• **What you should do**: For the copy, please give all of the data again exactly and leave the pictures out.

• **Information shown**:

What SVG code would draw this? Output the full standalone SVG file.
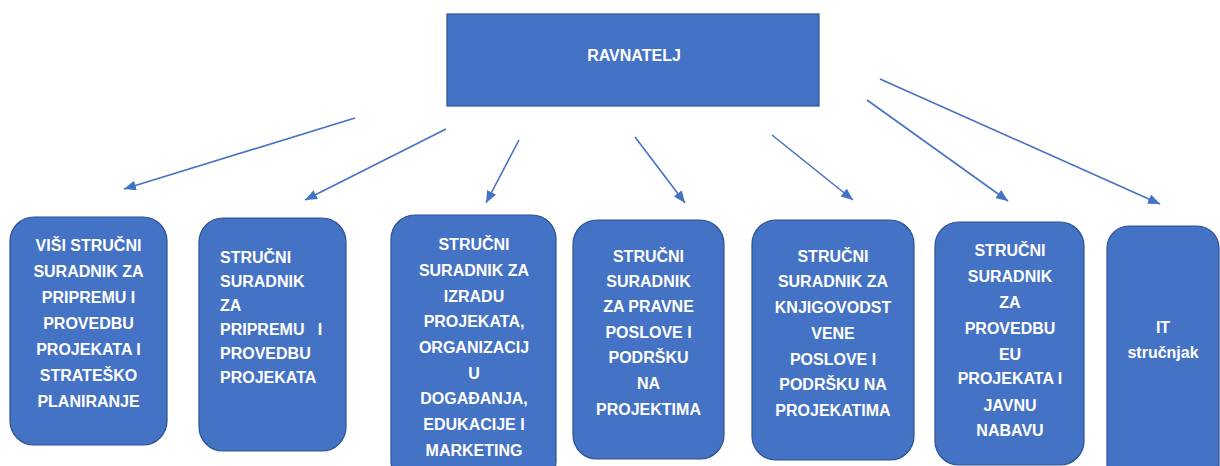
<svg xmlns="http://www.w3.org/2000/svg" width="1220" height="466" viewBox="0 0 1220 466">
<style>
.box{fill:#4472C4;stroke:#2F528F;stroke-width:1.2}
.t{font-family:"Liberation Sans",Arial,sans-serif;font-weight:bold;font-size:16px;fill:#FFFFFF;text-anchor:middle}
.tl{text-anchor:start;white-space:pre}
.c{stroke:#4472C4;stroke-width:1.6;fill:none;marker-end:url(#ah)}
</style>
<defs>
<marker id="ah" viewBox="0 0 12 10" refX="12" refY="5" markerWidth="12" markerHeight="10" markerUnits="userSpaceOnUse" orient="auto">
<path d="M0,0 L12,5 L0,10 z" fill="#4472C4"/>
</marker>
</defs>
<rect width="1220" height="466" fill="#FFFFFF"/>
<g id="ravnatelj">
<rect class="box" x="447" y="14" width="372" height="92"/>
<text class="t" x="634" y="61">RAVNATELJ</text>
</g>
<g id="connectors">
<line class="c" x1="355" y1="118" x2="124" y2="189"/>
<line class="c" x1="446" y1="129" x2="305" y2="200"/>
<line class="c" x1="519" y1="140" x2="486" y2="203"/>
<line class="c" x1="635" y1="137" x2="685" y2="203"/>
<line class="c" x1="772" y1="135" x2="853" y2="200"/>
<line class="c" x1="867" y1="100" x2="1008" y2="201"/>
<line class="c" x1="880" y1="79" x2="1160" y2="204"/>
</g>
<g id="n1">
<rect class="box" x="10" y="217" width="157" height="228" rx="24"/>
<text class="t" x="88.5" y="251">VIŠI STRUČNI</text>
<text class="t" x="88.5" y="277">SURADNIK ZA</text>
<text class="t" x="88.5" y="303">PRIPREMU I</text>
<text class="t" x="88.5" y="329">PROVEDBU</text>
<text class="t" x="88.5" y="355">PROJEKATA I</text>
<text class="t" x="88.5" y="381">STRATEŠKO</text>
<text class="t" x="88.5" y="407">PLANIRANJE</text>
</g>
<g id="n2">
<rect class="box" x="199" y="218" width="147" height="233" rx="24"/>
<text class="t tl" x="220" y="263">STRUČNI</text>
<text class="t tl" x="220" y="287">SURADNIK</text>
<text class="t tl" x="220" y="311">ZA</text>
<text class="t tl" x="220" y="335">PRIPREMU   I</text>
<text class="t tl" x="220" y="359">PROVEDBU</text>
<text class="t tl" x="220" y="383">PROJEKATA</text>
</g>
<g id="n3">
<rect class="box" x="391" y="215" width="165" height="270" rx="24"/>
<text class="t" x="474" y="250">STRUČNI</text>
<text class="t" x="474" y="276">SURADNIK ZA</text>
<text class="t" x="474" y="302">IZRADU</text>
<text class="t" x="474" y="327">PROJEKATA,</text>
<text class="t" x="474" y="353">ORGANIZACIJ</text>
<text class="t" x="474" y="379">U</text>
<text class="t" x="474" y="404">DOGAĐANJA,</text>
<text class="t" x="474" y="430">EDUKACIJE I</text>
<text class="t" x="474" y="456">MARKETING</text>
</g>
<g id="n4">
<rect class="box" x="573" y="220" width="151" height="239" rx="24"/>
<text class="t" x="648.5" y="262">STRUČNI</text>
<text class="t" x="648.5" y="287">SURADNIK</text>
<text class="t" x="648.5" y="312">ZA PRAVNE</text>
<text class="t" x="648.5" y="338">POSLOVE I</text>
<text class="t" x="648.5" y="363">PODRŠKU</text>
<text class="t" x="648.5" y="389">NA</text>
<text class="t" x="648.5" y="415">PROJEKTIMA</text>
</g>
<g id="n5">
<rect class="box" x="752" y="220" width="162" height="240" rx="24"/>
<text class="t" x="833" y="262">STRUČNI</text>
<text class="t" x="833" y="287">SURADNIK ZA</text>
<text class="t" x="833" y="313">KNJIGOVODST</text>
<text class="t" x="833" y="339">VENE</text>
<text class="t" x="833" y="365">POSLOVE I</text>
<text class="t" x="833" y="390">PODRŠKU NA</text>
<text class="t" x="833" y="416">PROJEKATIMA</text>
</g>
<g id="n6">
<rect class="box" x="935" y="222" width="149" height="243" rx="24"/>
<text class="t" x="1010" y="256">STRUČNI</text>
<text class="t" x="1010" y="282">SURADNIK</text>
<text class="t" x="1010" y="308">ZA</text>
<text class="t" x="1010" y="334">PROVEDBU</text>
<text class="t" x="1010" y="360">EU</text>
<text class="t" x="1010" y="384">PROJEKATA I</text>
<text class="t" x="1010" y="411">JAVNU</text>
<text class="t" x="1010" y="436">NABAVU</text>
</g>
<g id="n7">
<rect class="box" x="1107" y="226" width="112" height="260" rx="22"/>
<text class="t" x="1163" y="333">IT</text>
<text class="t" x="1163" y="358">stručnjak</text>
</g>
</svg>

• **Output of the task**:
What SVG code would draw this? Output the full standalone SVG file.
<svg xmlns="http://www.w3.org/2000/svg" width="1220" height="466" viewBox="0 0 1220 466">
<style>
.box{fill:#4472C4;stroke:#2F528F;stroke-width:1.2}
.t{font-family:"Liberation Sans",Arial,sans-serif;font-weight:bold;font-size:16px;fill:#FFFFFF;text-anchor:middle}
.tl{text-anchor:start;white-space:pre}
.c{stroke:#4472C4;stroke-width:1.6;fill:none;marker-end:url(#ah)}
</style>
<defs>
<marker id="ah" viewBox="0 0 12 10" refX="12" refY="5" markerWidth="12" markerHeight="10" markerUnits="userSpaceOnUse" orient="auto">
<path d="M0,0 L12,5 L0,10 z" fill="#4472C4"/>
</marker>
</defs>
<rect width="1220" height="466" fill="#FFFFFF"/>
<g id="ravnatelj">
<rect class="box" x="447" y="14" width="372" height="92"/>
<text class="t" x="634" y="61">RAVNATELJ</text>
</g>
<g id="connectors">
<line class="c" x1="355" y1="118" x2="124" y2="189"/>
<line class="c" x1="446" y1="129" x2="305" y2="200"/>
<line class="c" x1="519" y1="140" x2="486" y2="203"/>
<line class="c" x1="635" y1="137" x2="685" y2="203"/>
<line class="c" x1="772" y1="135" x2="853" y2="200"/>
<line class="c" x1="867" y1="100" x2="1008" y2="201"/>
<line class="c" x1="880" y1="79" x2="1160" y2="204"/>
</g>
<g id="n1">
<rect class="box" x="10" y="217" width="157" height="228" rx="24"/>
<text class="t" x="88.5" y="251">VIŠI STRUČNI</text>
<text class="t" x="88.5" y="277">SURADNIK ZA</text>
<text class="t" x="88.5" y="303">PRIPREMU I</text>
<text class="t" x="88.5" y="329">PROVEDBU</text>
<text class="t" x="88.5" y="355">PROJEKATA I</text>
<text class="t" x="88.5" y="381">STRATEŠKO</text>
<text class="t" x="88.5" y="407">PLANIRANJE</text>
</g>
<g id="n2">
<rect class="box" x="199" y="218" width="147" height="233" rx="24"/>
<text class="t tl" x="220" y="263">STRUČNI</text>
<text class="t tl" x="220" y="287">SURADNIK</text>
<text class="t tl" x="220" y="311">ZA</text>
<text class="t tl" x="220" y="335">PRIPREMU   I</text>
<text class="t tl" x="220" y="359">PROVEDBU</text>
<text class="t tl" x="220" y="383">PROJEKATA</text>
</g>
<g id="n3">
<rect class="box" x="391" y="215" width="165" height="270" rx="24"/>
<text class="t" x="474" y="250">STRUČNI</text>
<text class="t" x="474" y="276">SURADNIK ZA</text>
<text class="t" x="474" y="302">IZRADU</text>
<text class="t" x="474" y="327">PROJEKATA,</text>
<text class="t" x="474" y="353">ORGANIZACIJ</text>
<text class="t" x="474" y="379">U</text>
<text class="t" x="474" y="404">DOGAĐANJA,</text>
<text class="t" x="474" y="430">EDUKACIJE I</text>
<text class="t" x="474" y="456">MARKETING</text>
</g>
<g id="n4">
<rect class="box" x="573" y="220" width="151" height="239" rx="24"/>
<text class="t" x="648.5" y="262">STRUČNI</text>
<text class="t" x="648.5" y="287">SURADNIK</text>
<text class="t" x="648.5" y="312">ZA PRAVNE</text>
<text class="t" x="648.5" y="338">POSLOVE I</text>
<text class="t" x="648.5" y="363">PODRŠKU</text>
<text class="t" x="648.5" y="389">NA</text>
<text class="t" x="648.5" y="415">PROJEKTIMA</text>
</g>
<g id="n5">
<rect class="box" x="752" y="220" width="162" height="240" rx="24"/>
<text class="t" x="833" y="262">STRUČNI</text>
<text class="t" x="833" y="287">SURADNIK ZA</text>
<text class="t" x="833" y="313">KNJIGOVODST</text>
<text class="t" x="833" y="339">VENE</text>
<text class="t" x="833" y="365">POSLOVE I</text>
<text class="t" x="833" y="390">PODRŠKU NA</text>
<text class="t" x="833" y="416">PROJEKATIMA</text>
</g>
<g id="n6">
<rect class="box" x="935" y="222" width="149" height="243" rx="24"/>
<text class="t" x="1010" y="256">STRUČNI</text>
<text class="t" x="1010" y="282">SURADNIK</text>
<text class="t" x="1010" y="308">ZA</text>
<text class="t" x="1010" y="334">PROVEDBU</text>
<text class="t" x="1010" y="360">EU</text>
<text class="t" x="1010" y="384">PROJEKATA I</text>
<text class="t" x="1010" y="411">JAVNU</text>
<text class="t" x="1010" y="436">NABAVU</text>
</g>
<g id="n7">
<rect class="box" x="1107" y="226" width="112" height="260" rx="22"/>
<text class="t" x="1163" y="333">IT</text>
<text class="t" x="1163" y="358">stručnjak</text>
</g>
</svg>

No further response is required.